What is expected:
Below is some material; set it all down exactly, apart from the pictures.

BEGIN Raw data

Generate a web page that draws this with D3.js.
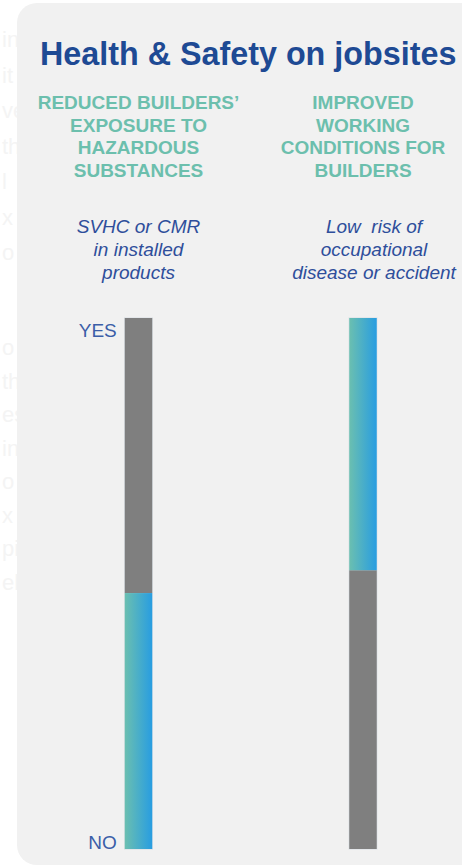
<!DOCTYPE html>
<html>
<head>
<meta charset="utf-8">
<script src="https://cdn.jsdelivr.net/npm/d3@7"></script>
<style>
  html, body { margin: 0; padding: 0; background: #ffffff; }
  svg { display: block; }
</style>
</head>
<body>
<div id="chart"></div>
<script>
// ---- data -------------------------------------------------------------
const title = "Health & Safety on jobsites";
const headings = [
  ["REDUCED BUILDERS’", "EXPOSURE TO", "HAZARDOUS", "SUBSTANCES"],
  ["IMPROVED", "WORKING", "CONDITIONS FOR", "BUILDERS"]
];
const indicators = [
  ["SVHC or CMR", "in installed", "products"],
  ["Low  risk of", "occupational", "disease or accident"]
];
// scale runs from NO (0) to YES (1)
const tickValues = [0, 1];
const tickLabels = ["NO", "YES"];
// favourable end of each indicator and the share of the bar it covers
const favourableEnd = ["NO", "YES"];
const favourableShare = [0.482, 0.475];
// faint text of the neighbouring column, cut off by the page edge
const neighbourText = ["in", "it", "ve", "th", "l", "x", "o",
                       "o", "th", "es", "in", "o", "x", "pi", "ell"];

// ---- layout -----------------------------------------------------------
const W = 462, H = 866;
const svg = d3.select("#chart").append("svg")
  .attr("width", W).attr("height", H);

const defs = svg.append("defs");
const grad = defs.append("linearGradient")
  .attr("id", "barGrad").attr("x1", "0%").attr("x2", "100%")
  .attr("y1", "0%").attr("y2", "0%");
grad.append("stop").attr("offset", "0%").attr("stop-color", "#6bbfb0");
grad.append("stop").attr("offset", "100%").attr("stop-color", "#289de1");

// neighbouring column (mostly hidden behind the panel)
svg.append("g")
  .selectAll("text")
  .data(neighbourText)
  .join("text")
  .attr("x", 2)
  .attr("y", (d, i) => (i < 7 ? 47 + i * 35.5 : 355 + (i - 7) * 33.5))
  .attr("font-family", "Liberation Sans, Arial, sans-serif")
  .attr("font-size", 22)
  .attr("fill", "#f4f4f4")
  .text(d => d);

// panel
svg.append("rect")
  .attr("x", 17).attr("y", 3)
  .attr("width", W + 40).attr("height", 862)
  .attr("rx", 20).attr("ry", 20)
  .attr("fill", "#f1f1f1");

// title
svg.append("text")
  .attr("x", 40).attr("y", 65)
  .attr("font-family", "Liberation Sans, Arial, sans-serif")
  .attr("font-weight", "bold")
  .attr("font-size", 32.3)
  .attr("fill", "#1e4a94")
  .text(title);

// columns
const barWidth = 27.5;
const barCenters = [138.5, 363];
const subtitleCenters = [138.5, 374];

const y = d3.scaleLinear().domain([0, 1]).range([849, 318]);

const cols = svg.append("g")
  .selectAll("g")
  .data(headings)
  .join("g");

cols.each(function (lines, i) {
  const g = d3.select(this);
  // heading
  g.append("text")
    .attr("text-anchor", "middle")
    .attr("font-family", "Liberation Sans, Arial, sans-serif")
    .attr("font-weight", "bold")
    .attr("font-size", 19)
    .attr("fill", "#6cbfad")
    .selectAll("tspan")
    .data(lines)
    .join("tspan")
    .attr("x", barCenters[i])
    .attr("y", (d, k) => 109 + k * 22.7)
    .text(d => d);

  // indicator
  g.append("text")
    .attr("text-anchor", "middle")
    .attr("font-family", "Liberation Sans, Arial, sans-serif")
    .attr("font-style", "italic")
    .attr("font-size", 19)
    .attr("fill", "#2e4e9b")
    .selectAll("tspan")
    .data(indicators[i])
    .join("tspan")
    .attr("x", subtitleCenters[i])
    .attr("y", (d, k) => 232.5 + k * 23)
    .attr("xml:space", "preserve")
    .text(d => d);

  // bar: favourable part in gradient, remainder in grey
  const share = favourableShare[i];
  const good = favourableEnd[i] === "YES" ? [1 - share, 1] : [0, share];
  const bad = favourableEnd[i] === "YES" ? [0, 1 - share] : [share, 1];
  const x0 = barCenters[i] - barWidth / 2;

  g.append("rect")
    .attr("x", x0).attr("width", barWidth)
    .attr("y", y(1)).attr("height", y(0) - y(1))
    .attr("fill", "none")
    .attr("stroke", "#dfe4e8").attr("stroke-width", 1.5);

  g.append("rect")
    .attr("x", x0).attr("width", barWidth)
    .attr("y", y(bad[1])).attr("height", y(bad[0]) - y(bad[1]))
    .attr("fill", "#7f7f7f");

  g.append("rect")
    .attr("x", x0).attr("width", barWidth)
    .attr("y", y(good[1])).attr("height", y(good[0]) - y(good[1]))
    .attr("fill", "url(#barGrad)");
});

// YES / NO axis beside the first bar
const axis = d3.axisLeft(y)
  .tickValues(tickValues)
  .tickFormat((d, i) => tickLabels[i])
  .tickSize(0)
  .tickPadding(0);

const axisG = svg.append("g")
  .attr("transform", `translate(${barCenters[0] - barWidth / 2 - 8},0)`)
  .call(axis);
axisG.select(".domain").remove();
axisG.selectAll("text")
  .attr("font-family", "Liberation Sans, Arial, sans-serif")
  .attr("font-size", 19)
  .attr("fill", "#3b5ea8")
  .attr("dy", d => (d === 1 ? "0.95em" : "-0.05em"));
</script>
</body>
</html>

END Raw data

Exercise output:
Generate a web page that draws this with D3.js.
<!DOCTYPE html>
<html>
<head>
<meta charset="utf-8">
<script src="https://cdn.jsdelivr.net/npm/d3@7"></script>
<style>
  html, body { margin: 0; padding: 0; background: #ffffff; }
  svg { display: block; }
</style>
</head>
<body>
<div id="chart"></div>
<script>
// ---- data -------------------------------------------------------------
const title = "Health & Safety on jobsites";
const headings = [
  ["REDUCED BUILDERS’", "EXPOSURE TO", "HAZARDOUS", "SUBSTANCES"],
  ["IMPROVED", "WORKING", "CONDITIONS FOR", "BUILDERS"]
];
const indicators = [
  ["SVHC or CMR", "in installed", "products"],
  ["Low  risk of", "occupational", "disease or accident"]
];
// scale runs from NO (0) to YES (1)
const tickValues = [0, 1];
const tickLabels = ["NO", "YES"];
// favourable end of each indicator and the share of the bar it covers
const favourableEnd = ["NO", "YES"];
const favourableShare = [0.482, 0.475];
// faint text of the neighbouring column, cut off by the page edge
const neighbourText = ["in", "it", "ve", "th", "l", "x", "o",
                       "o", "th", "es", "in", "o", "x", "pi", "ell"];

// ---- layout -----------------------------------------------------------
const W = 462, H = 866;
const svg = d3.select("#chart").append("svg")
  .attr("width", W).attr("height", H);

const defs = svg.append("defs");
const grad = defs.append("linearGradient")
  .attr("id", "barGrad").attr("x1", "0%").attr("x2", "100%")
  .attr("y1", "0%").attr("y2", "0%");
grad.append("stop").attr("offset", "0%").attr("stop-color", "#6bbfb0");
grad.append("stop").attr("offset", "100%").attr("stop-color", "#289de1");

// neighbouring column (mostly hidden behind the panel)
svg.append("g")
  .selectAll("text")
  .data(neighbourText)
  .join("text")
  .attr("x", 2)
  .attr("y", (d, i) => (i < 7 ? 47 + i * 35.5 : 355 + (i - 7) * 33.5))
  .attr("font-family", "Liberation Sans, Arial, sans-serif")
  .attr("font-size", 22)
  .attr("fill", "#f4f4f4")
  .text(d => d);

// panel
svg.append("rect")
  .attr("x", 17).attr("y", 3)
  .attr("width", W + 40).attr("height", 862)
  .attr("rx", 20).attr("ry", 20)
  .attr("fill", "#f1f1f1");

// title
svg.append("text")
  .attr("x", 40).attr("y", 65)
  .attr("font-family", "Liberation Sans, Arial, sans-serif")
  .attr("font-weight", "bold")
  .attr("font-size", 32.3)
  .attr("fill", "#1e4a94")
  .text(title);

// columns
const barWidth = 27.5;
const barCenters = [138.5, 363];
const subtitleCenters = [138.5, 374];

const y = d3.scaleLinear().domain([0, 1]).range([849, 318]);

const cols = svg.append("g")
  .selectAll("g")
  .data(headings)
  .join("g");

cols.each(function (lines, i) {
  const g = d3.select(this);
  // heading
  g.append("text")
    .attr("text-anchor", "middle")
    .attr("font-family", "Liberation Sans, Arial, sans-serif")
    .attr("font-weight", "bold")
    .attr("font-size", 19)
    .attr("fill", "#6cbfad")
    .selectAll("tspan")
    .data(lines)
    .join("tspan")
    .attr("x", barCenters[i])
    .attr("y", (d, k) => 109 + k * 22.7)
    .text(d => d);

  // indicator
  g.append("text")
    .attr("text-anchor", "middle")
    .attr("font-family", "Liberation Sans, Arial, sans-serif")
    .attr("font-style", "italic")
    .attr("font-size", 19)
    .attr("fill", "#2e4e9b")
    .selectAll("tspan")
    .data(indicators[i])
    .join("tspan")
    .attr("x", subtitleCenters[i])
    .attr("y", (d, k) => 232.5 + k * 23)
    .attr("xml:space", "preserve")
    .text(d => d);

  // bar: favourable part in gradient, remainder in grey
  const share = favourableShare[i];
  const good = favourableEnd[i] === "YES" ? [1 - share, 1] : [0, share];
  const bad = favourableEnd[i] === "YES" ? [0, 1 - share] : [share, 1];
  const x0 = barCenters[i] - barWidth / 2;

  g.append("rect")
    .attr("x", x0).attr("width", barWidth)
    .attr("y", y(1)).attr("height", y(0) - y(1))
    .attr("fill", "none")
    .attr("stroke", "#dfe4e8").attr("stroke-width", 1.5);

  g.append("rect")
    .attr("x", x0).attr("width", barWidth)
    .attr("y", y(bad[1])).attr("height", y(bad[0]) - y(bad[1]))
    .attr("fill", "#7f7f7f");

  g.append("rect")
    .attr("x", x0).attr("width", barWidth)
    .attr("y", y(good[1])).attr("height", y(good[0]) - y(good[1]))
    .attr("fill", "url(#barGrad)");
});

// YES / NO axis beside the first bar
const axis = d3.axisLeft(y)
  .tickValues(tickValues)
  .tickFormat((d, i) => tickLabels[i])
  .tickSize(0)
  .tickPadding(0);

const axisG = svg.append("g")
  .attr("transform", `translate(${barCenters[0] - barWidth / 2 - 8},0)`)
  .call(axis);
axisG.select(".domain").remove();
axisG.selectAll("text")
  .attr("font-family", "Liberation Sans, Arial, sans-serif")
  .attr("font-size", 19)
  .attr("fill", "#3b5ea8")
  .attr("dy", d => (d === 1 ? "0.95em" : "-0.05em"));
</script>
</body>
</html>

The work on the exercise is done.